What is an interpretation ARIMA(0,3,0) process?
 A: An ARIMA(0,3,0) process is a process where the rate of change of the rate of change is a random walk.
Is that helpful? Probably not. This is one reason why I am skeptical when software fits an integrated process of order 3.
As often with ARIMA, plotting a few simulated series is helpful. See below. Note how:


*

*ARIMA(0,0,0) is random white noise

*ARIMA(0,1,0) shows periods of linear trends

*ARIMA(0,2,0) shows periods of quadratic trends

*ARIMA(0,3,0) shows periods of cubic trends - compare the vertical axes on the ARIMA(0,2,0) and ARIMA(0,3,0) plots!

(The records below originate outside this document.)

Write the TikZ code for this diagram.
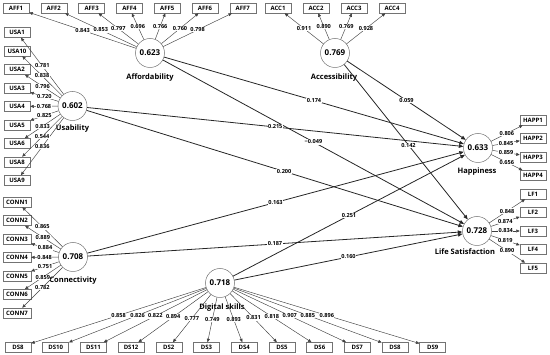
\documentclass[tikz,border=0pt]{standalone}
\usepackage{fontspec}
\setmainfont{Open Sans}
\usetikzlibrary{arrows.meta}
\begin{document}
\begin{tikzpicture}[x=1pt,y=-1pt,
 ind/.style={draw=black!55, line width=0.5pt, minimum width=26pt, minimum height=10pt, inner xsep=3pt, inner ysep=0pt, font=\fontsize{6}{6}\selectfont\bfseries, fill=white},
 lat/.style={circle, draw=black!55, line width=0.5pt, minimum size=29pt, inner sep=0pt, fill=white, font=\fontsize{8}{8}\selectfont\bfseries},
 latname/.style={font=\fontsize{7.5}{7.5}\selectfont\bfseries, inner sep=0pt},
 ldln/.style={-{Triangle[length=3.5pt,width=3pt]}, line width=0.45pt, draw=black!75},
 pathln/.style={-{Triangle[length=4.5pt,width=3.6pt]}, line width=0.8pt, draw=black!85},
 lbl/.style={font=\fontsize{5.6}{5.6}\selectfont\bfseries, fill=white, inner sep=0.5pt},
]
\useasboundingbox (0,0) rectangle (550,355);

% latent variables
\node[lat] (aff) at (150,53) {0.623};
\node[lat] (acc) at (335,53) {0.769};
\node[lat] (usa) at (72.5,106) {0.602};
\node[lat] (conn) at (73,257) {0.708};
\node[lat] (ds) at (220,283) {0.718};
\node[lat] (hap) at (478,148) {0.633};
\node[lat] (ls) at (477,231) {0.728};

\node[latname] (naff) at (150,78) {Affordability};
\node[latname] (nacc) at (334,78) {Accessibility};
\node[latname] (nusa) at (72.5,129) {Usability};
\node[latname] (nconn) at (73,281) {Connectivity};
\node[latname] (nds) at (222,308) {Digital skills};
\node[latname] (nhap) at (477,172) {Happiness};
\node[latname] (nls) at (465,252) {Life Satisfaction};

% indicators
\foreach \v [count=\i] in {0.843,0.853,0.797,0.696,0.766,0.760,0.798}
  \node[ind] (aff\i) at ({16+37.8*(\i-1)},8) {AFF\i};
\foreach \v [count=\i] in {0.911,0.890,0.769,0.928}
  \node[ind] (acc\i) at ({278+38*(\i-1)},8) {ACC\i};
\foreach \t/\v [count=\i] in {USA1/0.781,USA10/0.838,USA2/0.796,USA3/0.720,USA4/0.768,USA5/0.825,USA6/0.833,USA8/0.544,USA9/0.836}
  \node[ind] (usa\i) at (17,{32.5+18.5*(\i-1)}) {\t};
\foreach \v [count=\i] in {0.865,0.889,0.884,0.848,0.751,0.859,0.782}
  \node[ind] (conn\i) at (17,{202+18.5*(\i-1)}) {CONN\i};
\foreach \t/\v [count=\i] in {DS8/0.858,DS10/0.826,DS11/0.822,DS12/0.894,DS2/0.777,DS3/0.749,DS4/0.893,DS5/0.831,DS6/0.818,DS7/0.907,DS8/0.885,DS9/0.896}
  \node[ind] (ds\i) at ({18+37.7*(\i-1)},347.5) {\t};
\foreach \v [count=\i] in {0.806,0.845,0.859,0.656}
  \node[ind] (hap\i) at (533,{120+18.5*(\i-1)}) {HAPP\i};
\foreach \v [count=\i] in {0.848,0.874,0.834,0.819,0.890}
  \node[ind] (ls\i) at (533,{194+18.5*(\i-1)}) {LF\i};

% loading arrows
\foreach \i in {1,...,7} \draw[ldln] (aff) -- (aff\i);
\foreach \i in {1,...,4} \draw[ldln] (acc) -- (acc\i);
\foreach \i in {1,...,9} \draw[ldln] (usa) -- (usa\i);
\foreach \i in {1,...,7} \draw[ldln] (conn) -- (conn\i);
\foreach \i in {1,...,12} \draw[ldln] (ds) -- (ds\i);
\foreach \i in {1,...,4} \draw[ldln] (hap) -- (hap\i);
\foreach \i in {1,...,5} \draw[ldln] (ls) -- (ls\i);

% structural paths
\draw[pathln] (aff) -- (hap);
\draw[pathln] (aff) -- (ls);
\draw[pathln] (acc) -- (hap);
\draw[pathln] (acc) -- (ls);
\draw[pathln] (usa) -- (hap);
\draw[pathln] (usa) -- (ls);
\draw[pathln] (conn) -- (hap);
\draw[pathln] (conn) -- (ls);
\draw[pathln] (ds) -- (hap);
\draw[pathln] (ds) -- (ls);

% loading labels
\foreach \v [count=\i] in {0.843,0.853,0.797,0.696,0.766,0.760,0.798}
  \path (aff) -- node[lbl]{\v} (aff\i);
\foreach \v [count=\i] in {0.911,0.890,0.769,0.928}
  \path (acc) -- node[lbl]{\v} (acc\i);
\foreach \v [count=\i] in {0.781,0.838,0.796,0.720,0.768,0.825,0.833,0.544,0.836}
  \path (usa) -- node[lbl]{\v} (usa\i);
\foreach \v [count=\i] in {0.865,0.889,0.884,0.848,0.751,0.859,0.782}
  \path (conn) -- node[lbl]{\v} (conn\i);
\foreach \v [count=\i] in {0.858,0.826,0.822,0.894,0.777,0.749,0.893,0.831,0.818,0.907,0.885,0.896}
  \path (ds) -- node[lbl]{\v} (ds\i);
\foreach \v [count=\i] in {0.806,0.845,0.859,0.656}
  \path (hap) -- node[lbl]{\v} (hap\i);
\foreach \v [count=\i] in {0.848,0.874,0.834,0.819,0.890}
  \path (ls) -- node[lbl]{\v} (ls\i);

% path labels
\path (aff) -- node[lbl]{0.174} (hap);
\path (aff) -- node[lbl]{−0.049} (ls);
\path (acc) -- node[lbl]{0.059} (hap);
\path (acc) -- node[lbl, pos=0.52]{0.142} (ls);
\path (usa) -- node[lbl]{0.215} (hap);
\path (usa) -- node[lbl, pos=0.525]{0.200} (ls);
\path (conn) -- node[lbl]{0.163} (hap);
\path (conn) -- node[lbl]{0.187} (ls);
\path (ds) -- node[lbl]{0.251} (hap);
\path (ds) -- node[lbl]{0.160} (ls);
\end{tikzpicture}
\end{document}
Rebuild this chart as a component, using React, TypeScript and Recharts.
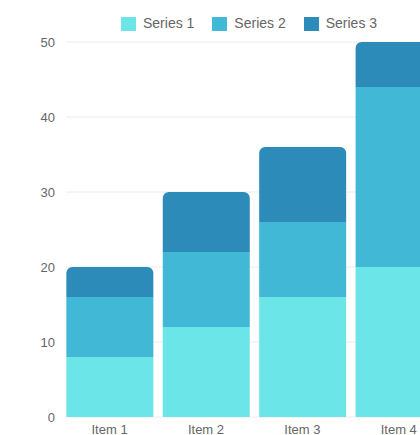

I can't think of any time series that have a cubic trend in nature, and if you use an ARIMA($p$,3,$q$) model to forecast, you will essentially be extrapolating such a cubic trend. This can of course lead to extremely bad forecasts, especially at longer horizons. Yet another reason to be very careful about integration of order 3.




nn <- 100

opar <- par(mfrow=c(2,3),mai=c(.5,.5,.1,.1),las=1,oma=c(0,0,3,0))
    for ( ii in 1:6 ) plot(arima.sim(model=list(order=c(0,0,0)),n=nn),ylab="",xlab="")
    mtext("ARIMA(0,0,0)",side=3,line=1,outer=TRUE,cex=1.8,font=2)
    for ( ii in 1:6 ) plot(arima.sim(model=list(order=c(0,1,0)),n=nn),ylab="",xlab="")
    mtext("ARIMA(0,1,0)",side=3,line=1,outer=TRUE,cex=1.8,font=2)
    for ( ii in 1:6 ) plot(arima.sim(model=list(order=c(0,2,0)),n=nn),ylab="",xlab="")
    mtext("ARIMA(0,2,0)",side=3,line=1,outer=TRUE,cex=1.8,font=2)
    for ( ii in 1:6 ) plot(arima.sim(model=list(order=c(0,3,0)),n=nn),ylab="",xlab="")
    mtext("ARIMA(0,3,0)",side=3,line=1,outer=TRUE,cex=1.8,font=2)
par(opar)